Parallel to the technical-operational dimension, the book explores economic and regulatory dynamics influencing the supply and demand of recycled materials. The availability of post-consumer polymers, fluctuations in virgin raw material prices, European regulatory requirements, international certification standards, and rising consumer awareness all shape the framework within which companies must operate. Markets for recycled plastics vary significantly by region, sector, and supply chain. Understanding the underlying market logic is essential for evaluating investments, planning sourcing strategies, defining long-term approaches, and improving industrial resilience.

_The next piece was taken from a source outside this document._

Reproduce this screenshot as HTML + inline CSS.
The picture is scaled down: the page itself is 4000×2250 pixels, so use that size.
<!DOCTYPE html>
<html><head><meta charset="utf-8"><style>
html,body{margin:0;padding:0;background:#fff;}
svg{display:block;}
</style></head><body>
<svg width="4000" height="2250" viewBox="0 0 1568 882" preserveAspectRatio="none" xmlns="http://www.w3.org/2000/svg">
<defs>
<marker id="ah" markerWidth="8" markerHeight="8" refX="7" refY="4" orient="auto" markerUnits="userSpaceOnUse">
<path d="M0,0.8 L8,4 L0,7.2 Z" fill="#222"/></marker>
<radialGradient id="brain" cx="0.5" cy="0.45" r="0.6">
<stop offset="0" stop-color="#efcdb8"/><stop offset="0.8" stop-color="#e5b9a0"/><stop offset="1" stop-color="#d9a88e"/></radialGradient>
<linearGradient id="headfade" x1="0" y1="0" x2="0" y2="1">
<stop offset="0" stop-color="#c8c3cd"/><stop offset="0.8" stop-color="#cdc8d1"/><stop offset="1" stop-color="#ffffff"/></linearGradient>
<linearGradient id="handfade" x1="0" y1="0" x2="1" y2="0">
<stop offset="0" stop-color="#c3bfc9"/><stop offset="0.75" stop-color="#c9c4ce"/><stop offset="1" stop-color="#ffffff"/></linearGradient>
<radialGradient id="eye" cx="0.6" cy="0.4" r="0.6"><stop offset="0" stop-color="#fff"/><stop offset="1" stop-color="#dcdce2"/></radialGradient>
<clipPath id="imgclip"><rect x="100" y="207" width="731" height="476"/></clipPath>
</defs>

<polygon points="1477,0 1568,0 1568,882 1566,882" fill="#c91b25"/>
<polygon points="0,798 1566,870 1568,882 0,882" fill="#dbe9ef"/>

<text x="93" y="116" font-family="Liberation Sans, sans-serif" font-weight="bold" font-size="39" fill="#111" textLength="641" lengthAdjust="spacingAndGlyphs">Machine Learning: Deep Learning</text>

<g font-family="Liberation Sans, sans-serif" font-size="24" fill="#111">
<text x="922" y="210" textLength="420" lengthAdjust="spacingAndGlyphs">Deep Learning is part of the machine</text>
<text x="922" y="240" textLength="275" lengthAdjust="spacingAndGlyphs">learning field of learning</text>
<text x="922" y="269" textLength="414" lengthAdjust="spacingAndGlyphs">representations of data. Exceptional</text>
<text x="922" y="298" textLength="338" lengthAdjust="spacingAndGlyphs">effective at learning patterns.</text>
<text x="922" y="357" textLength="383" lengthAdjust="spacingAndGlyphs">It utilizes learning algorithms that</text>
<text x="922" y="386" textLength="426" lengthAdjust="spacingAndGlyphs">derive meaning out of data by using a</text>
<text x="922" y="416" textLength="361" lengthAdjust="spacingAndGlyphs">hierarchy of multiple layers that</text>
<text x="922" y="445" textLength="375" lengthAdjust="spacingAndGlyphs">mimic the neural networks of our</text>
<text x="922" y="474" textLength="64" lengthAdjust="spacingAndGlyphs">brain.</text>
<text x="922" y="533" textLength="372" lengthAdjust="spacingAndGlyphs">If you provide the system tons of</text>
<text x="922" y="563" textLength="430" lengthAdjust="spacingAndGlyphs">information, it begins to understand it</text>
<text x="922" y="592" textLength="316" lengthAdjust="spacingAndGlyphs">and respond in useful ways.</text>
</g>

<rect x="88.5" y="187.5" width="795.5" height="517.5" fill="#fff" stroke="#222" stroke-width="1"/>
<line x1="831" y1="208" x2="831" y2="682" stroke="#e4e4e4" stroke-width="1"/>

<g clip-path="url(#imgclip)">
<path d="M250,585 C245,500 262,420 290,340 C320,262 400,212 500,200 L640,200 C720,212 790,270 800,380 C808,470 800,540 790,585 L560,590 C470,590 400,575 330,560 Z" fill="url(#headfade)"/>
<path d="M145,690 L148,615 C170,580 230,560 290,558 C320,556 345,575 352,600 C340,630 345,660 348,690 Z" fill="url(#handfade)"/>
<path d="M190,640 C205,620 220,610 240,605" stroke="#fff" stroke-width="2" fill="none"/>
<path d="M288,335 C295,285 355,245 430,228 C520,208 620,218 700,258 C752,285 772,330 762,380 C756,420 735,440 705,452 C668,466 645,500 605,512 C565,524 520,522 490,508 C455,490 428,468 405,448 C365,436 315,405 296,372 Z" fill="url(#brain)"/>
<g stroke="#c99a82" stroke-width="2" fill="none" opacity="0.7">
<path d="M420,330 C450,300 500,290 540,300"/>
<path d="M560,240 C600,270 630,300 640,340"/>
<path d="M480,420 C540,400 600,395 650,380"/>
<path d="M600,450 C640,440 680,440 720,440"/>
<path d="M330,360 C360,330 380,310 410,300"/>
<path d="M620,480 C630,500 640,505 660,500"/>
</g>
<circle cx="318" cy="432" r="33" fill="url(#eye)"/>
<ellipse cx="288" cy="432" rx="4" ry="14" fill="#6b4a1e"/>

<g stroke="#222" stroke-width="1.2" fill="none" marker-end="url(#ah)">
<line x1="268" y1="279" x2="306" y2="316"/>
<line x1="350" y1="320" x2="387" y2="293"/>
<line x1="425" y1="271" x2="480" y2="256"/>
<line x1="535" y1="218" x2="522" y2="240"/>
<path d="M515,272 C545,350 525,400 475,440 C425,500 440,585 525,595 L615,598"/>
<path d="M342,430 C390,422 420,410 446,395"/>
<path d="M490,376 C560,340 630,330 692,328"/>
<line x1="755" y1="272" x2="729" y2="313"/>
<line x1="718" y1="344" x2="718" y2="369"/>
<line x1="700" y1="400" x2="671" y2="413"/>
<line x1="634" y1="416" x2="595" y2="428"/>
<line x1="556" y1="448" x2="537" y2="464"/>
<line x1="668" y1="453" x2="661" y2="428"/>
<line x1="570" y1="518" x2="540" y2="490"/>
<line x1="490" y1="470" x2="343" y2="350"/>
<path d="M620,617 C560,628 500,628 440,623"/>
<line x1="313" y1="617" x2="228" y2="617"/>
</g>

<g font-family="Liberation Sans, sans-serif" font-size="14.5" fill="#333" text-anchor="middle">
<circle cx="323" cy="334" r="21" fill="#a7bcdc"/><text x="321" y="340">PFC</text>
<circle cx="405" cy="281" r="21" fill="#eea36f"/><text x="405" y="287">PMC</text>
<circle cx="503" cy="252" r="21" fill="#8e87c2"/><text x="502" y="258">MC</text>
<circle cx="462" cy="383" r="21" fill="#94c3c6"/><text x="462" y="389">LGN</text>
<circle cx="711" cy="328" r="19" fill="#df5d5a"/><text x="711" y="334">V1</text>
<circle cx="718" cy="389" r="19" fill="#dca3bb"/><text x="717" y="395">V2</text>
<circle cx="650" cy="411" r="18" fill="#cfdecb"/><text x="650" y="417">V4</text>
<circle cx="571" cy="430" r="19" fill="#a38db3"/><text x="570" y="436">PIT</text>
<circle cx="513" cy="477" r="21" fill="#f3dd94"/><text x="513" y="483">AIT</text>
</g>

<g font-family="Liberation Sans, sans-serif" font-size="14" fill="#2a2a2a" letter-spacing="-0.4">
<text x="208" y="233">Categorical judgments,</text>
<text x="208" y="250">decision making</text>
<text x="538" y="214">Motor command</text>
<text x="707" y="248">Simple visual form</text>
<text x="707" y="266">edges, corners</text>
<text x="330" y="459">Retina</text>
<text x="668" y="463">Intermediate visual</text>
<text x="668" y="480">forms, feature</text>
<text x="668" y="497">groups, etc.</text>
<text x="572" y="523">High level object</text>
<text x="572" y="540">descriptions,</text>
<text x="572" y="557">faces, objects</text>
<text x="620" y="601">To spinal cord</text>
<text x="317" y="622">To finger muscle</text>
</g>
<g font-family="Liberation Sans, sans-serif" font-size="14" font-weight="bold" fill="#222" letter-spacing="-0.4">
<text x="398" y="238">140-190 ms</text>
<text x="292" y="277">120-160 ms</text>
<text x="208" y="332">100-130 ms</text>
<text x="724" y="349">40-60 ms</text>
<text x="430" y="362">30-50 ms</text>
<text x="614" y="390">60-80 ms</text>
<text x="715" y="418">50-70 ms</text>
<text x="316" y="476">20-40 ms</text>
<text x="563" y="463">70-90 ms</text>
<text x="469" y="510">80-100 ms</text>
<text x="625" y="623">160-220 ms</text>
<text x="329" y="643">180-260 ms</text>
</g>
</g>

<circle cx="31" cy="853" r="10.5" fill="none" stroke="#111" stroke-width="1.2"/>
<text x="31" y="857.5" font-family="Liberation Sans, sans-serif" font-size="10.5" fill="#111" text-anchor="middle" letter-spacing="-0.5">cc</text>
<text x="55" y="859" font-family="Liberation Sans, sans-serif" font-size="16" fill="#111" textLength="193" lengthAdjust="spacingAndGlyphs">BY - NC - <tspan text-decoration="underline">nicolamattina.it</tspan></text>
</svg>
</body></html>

Post-consumer plastic recycling is thus a multidimensional field requiring a systemic vision that integrates process technologies, product design, environmental policies, market needs, and corporate sustainability goals. This book offers an updated and rigorous examination capable of guiding readers through the complexity of the supply chain, providing technical tools to face everyday operational challenges. The quality of recycled materials is not an abstract value but the tangible outcome of well-designed, well-controlled, and certified processes.
The book addresses a broad yet specialized audience: materials engineers, production technicians, quality managers, product designers, university students, and professionals working in environmental and industrial supply chains. Its purpose is not only to describe the current state of the art but also to highlight development trends, emerging innovations, and industrial models that are redefining the role of recycled plastics in the global economy. As Europe moves toward climate neutrality and circular economy policies gain increasing importance, industries are required to include higher percentages of recycled materials in their products, making a thorough understanding of the recycling chain an essential competence.
This work was conceived to provide technical knowledge, interpretative tools, and a structured vision of post-consumer plastic recycling. It is not merely a response to regulatory pressures or environmental concerns, but an industrial, technological, and economic opportunity capable of strengthening business competitiveness and enhancing the sustainability of production systems. Valuing plastic waste means transforming a problem into a resource, a limitation into an opportunity for innovation, and a cost into a competitive advantage.